Problem statement: Identify the lines that contain the string "this", then copy each of them.

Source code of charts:
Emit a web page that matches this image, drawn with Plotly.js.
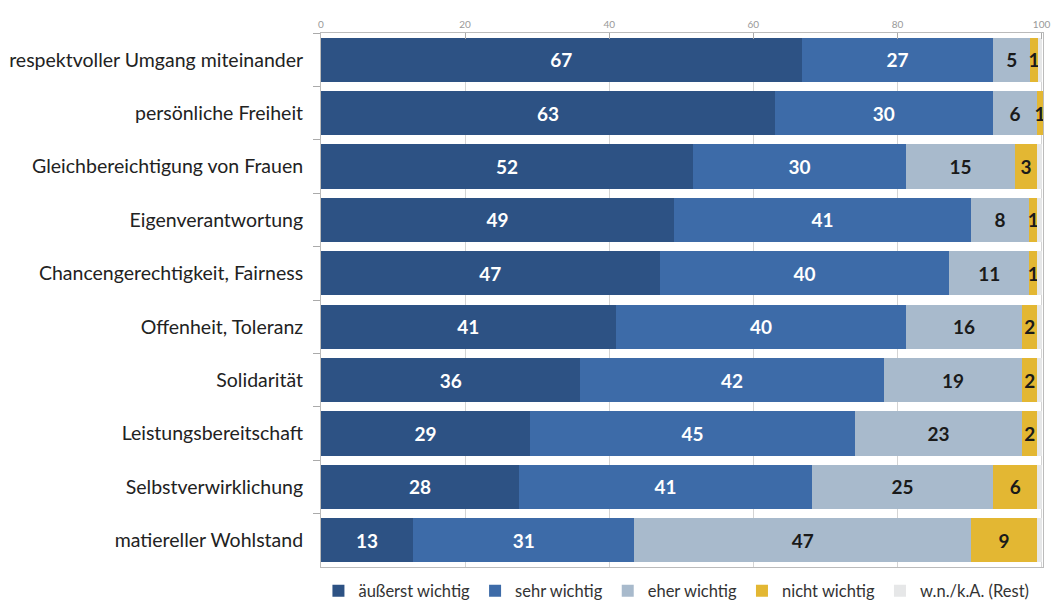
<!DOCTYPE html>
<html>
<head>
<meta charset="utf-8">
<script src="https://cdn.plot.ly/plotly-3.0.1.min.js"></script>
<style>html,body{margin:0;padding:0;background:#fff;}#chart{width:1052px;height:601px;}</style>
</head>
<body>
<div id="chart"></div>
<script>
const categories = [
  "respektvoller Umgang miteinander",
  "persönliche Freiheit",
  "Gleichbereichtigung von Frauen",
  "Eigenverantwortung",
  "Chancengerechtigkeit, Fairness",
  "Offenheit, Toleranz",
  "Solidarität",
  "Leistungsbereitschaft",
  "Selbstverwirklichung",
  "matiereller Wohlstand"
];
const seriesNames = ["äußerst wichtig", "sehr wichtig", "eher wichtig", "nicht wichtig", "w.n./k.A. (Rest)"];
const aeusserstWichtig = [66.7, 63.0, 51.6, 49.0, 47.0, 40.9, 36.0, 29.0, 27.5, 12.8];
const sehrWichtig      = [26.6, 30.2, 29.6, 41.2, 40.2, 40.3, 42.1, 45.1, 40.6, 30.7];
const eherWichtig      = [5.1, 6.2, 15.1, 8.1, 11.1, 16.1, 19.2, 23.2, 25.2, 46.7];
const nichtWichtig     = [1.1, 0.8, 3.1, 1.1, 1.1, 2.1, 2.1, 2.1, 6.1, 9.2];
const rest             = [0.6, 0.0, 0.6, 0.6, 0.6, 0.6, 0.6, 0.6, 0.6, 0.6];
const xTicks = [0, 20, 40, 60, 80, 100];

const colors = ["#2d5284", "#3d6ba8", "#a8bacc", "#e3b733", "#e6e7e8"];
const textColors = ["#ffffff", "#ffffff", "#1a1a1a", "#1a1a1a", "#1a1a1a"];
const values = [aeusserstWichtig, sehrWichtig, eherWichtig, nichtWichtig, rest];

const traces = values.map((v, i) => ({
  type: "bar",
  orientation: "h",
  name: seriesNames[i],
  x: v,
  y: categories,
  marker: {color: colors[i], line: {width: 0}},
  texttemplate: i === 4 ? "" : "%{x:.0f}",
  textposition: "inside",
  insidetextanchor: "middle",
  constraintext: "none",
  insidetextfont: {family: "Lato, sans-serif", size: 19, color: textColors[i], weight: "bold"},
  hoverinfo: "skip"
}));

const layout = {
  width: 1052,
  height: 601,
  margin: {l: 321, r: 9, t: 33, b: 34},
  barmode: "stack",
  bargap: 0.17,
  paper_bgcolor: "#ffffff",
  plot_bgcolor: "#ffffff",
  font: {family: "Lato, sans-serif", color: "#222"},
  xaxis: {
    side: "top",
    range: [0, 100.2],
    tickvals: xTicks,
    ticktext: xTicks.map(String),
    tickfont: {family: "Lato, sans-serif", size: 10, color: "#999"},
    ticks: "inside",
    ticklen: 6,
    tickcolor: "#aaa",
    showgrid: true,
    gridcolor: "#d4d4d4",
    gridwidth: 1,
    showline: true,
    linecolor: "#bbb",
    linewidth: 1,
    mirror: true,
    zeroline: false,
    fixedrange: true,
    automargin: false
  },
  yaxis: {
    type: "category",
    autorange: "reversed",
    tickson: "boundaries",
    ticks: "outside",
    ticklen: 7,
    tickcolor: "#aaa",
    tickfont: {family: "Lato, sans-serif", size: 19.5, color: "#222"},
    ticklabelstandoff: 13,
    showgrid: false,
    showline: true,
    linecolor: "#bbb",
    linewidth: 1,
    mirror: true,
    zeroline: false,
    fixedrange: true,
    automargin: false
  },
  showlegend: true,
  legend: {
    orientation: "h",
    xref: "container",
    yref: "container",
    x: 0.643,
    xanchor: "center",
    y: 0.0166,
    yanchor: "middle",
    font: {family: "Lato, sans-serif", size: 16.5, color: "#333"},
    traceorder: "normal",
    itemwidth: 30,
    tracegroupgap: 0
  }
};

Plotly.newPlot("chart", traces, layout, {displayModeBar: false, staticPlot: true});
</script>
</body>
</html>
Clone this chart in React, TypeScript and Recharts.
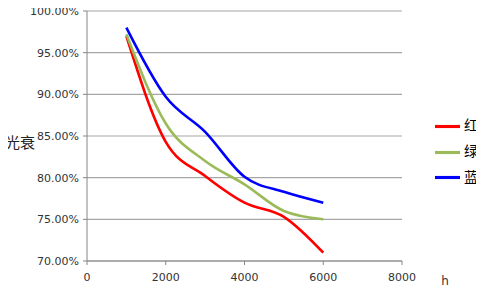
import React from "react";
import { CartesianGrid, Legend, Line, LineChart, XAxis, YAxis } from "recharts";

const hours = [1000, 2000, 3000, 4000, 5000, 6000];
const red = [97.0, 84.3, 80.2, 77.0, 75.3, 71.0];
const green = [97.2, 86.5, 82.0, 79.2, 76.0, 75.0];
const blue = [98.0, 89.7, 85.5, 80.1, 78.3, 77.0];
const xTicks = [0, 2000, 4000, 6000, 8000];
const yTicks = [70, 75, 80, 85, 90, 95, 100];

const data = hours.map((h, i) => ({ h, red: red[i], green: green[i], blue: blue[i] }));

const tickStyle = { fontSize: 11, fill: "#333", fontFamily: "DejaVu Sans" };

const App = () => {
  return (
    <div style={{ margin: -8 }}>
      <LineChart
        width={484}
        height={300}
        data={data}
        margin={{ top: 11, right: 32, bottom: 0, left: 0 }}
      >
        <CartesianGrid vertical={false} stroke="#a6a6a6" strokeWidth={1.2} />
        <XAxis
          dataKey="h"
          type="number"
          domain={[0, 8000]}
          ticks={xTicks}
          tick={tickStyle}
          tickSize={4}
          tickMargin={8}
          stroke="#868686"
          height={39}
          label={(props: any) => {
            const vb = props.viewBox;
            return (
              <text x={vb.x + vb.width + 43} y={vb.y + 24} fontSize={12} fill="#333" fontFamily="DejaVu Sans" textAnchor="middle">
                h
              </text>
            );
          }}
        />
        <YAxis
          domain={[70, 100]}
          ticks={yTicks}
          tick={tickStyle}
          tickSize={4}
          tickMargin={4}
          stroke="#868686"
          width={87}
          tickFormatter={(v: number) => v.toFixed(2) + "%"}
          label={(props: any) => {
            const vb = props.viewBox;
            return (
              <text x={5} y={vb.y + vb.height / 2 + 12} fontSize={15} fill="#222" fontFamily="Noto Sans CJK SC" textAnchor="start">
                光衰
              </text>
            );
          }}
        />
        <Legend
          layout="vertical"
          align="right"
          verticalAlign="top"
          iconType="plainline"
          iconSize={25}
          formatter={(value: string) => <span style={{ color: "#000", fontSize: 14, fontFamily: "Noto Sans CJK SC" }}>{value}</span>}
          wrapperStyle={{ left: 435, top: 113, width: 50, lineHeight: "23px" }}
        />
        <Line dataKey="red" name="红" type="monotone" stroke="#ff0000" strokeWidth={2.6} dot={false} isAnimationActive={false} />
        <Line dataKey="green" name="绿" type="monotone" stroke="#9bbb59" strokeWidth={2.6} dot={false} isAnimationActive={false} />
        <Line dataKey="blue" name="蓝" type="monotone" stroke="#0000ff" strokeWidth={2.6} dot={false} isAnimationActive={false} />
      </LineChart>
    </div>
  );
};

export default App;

Full solution:
Emit a web page that matches this image, drawn with Plotly.js.
Clone this chart in React, TypeScript and Recharts.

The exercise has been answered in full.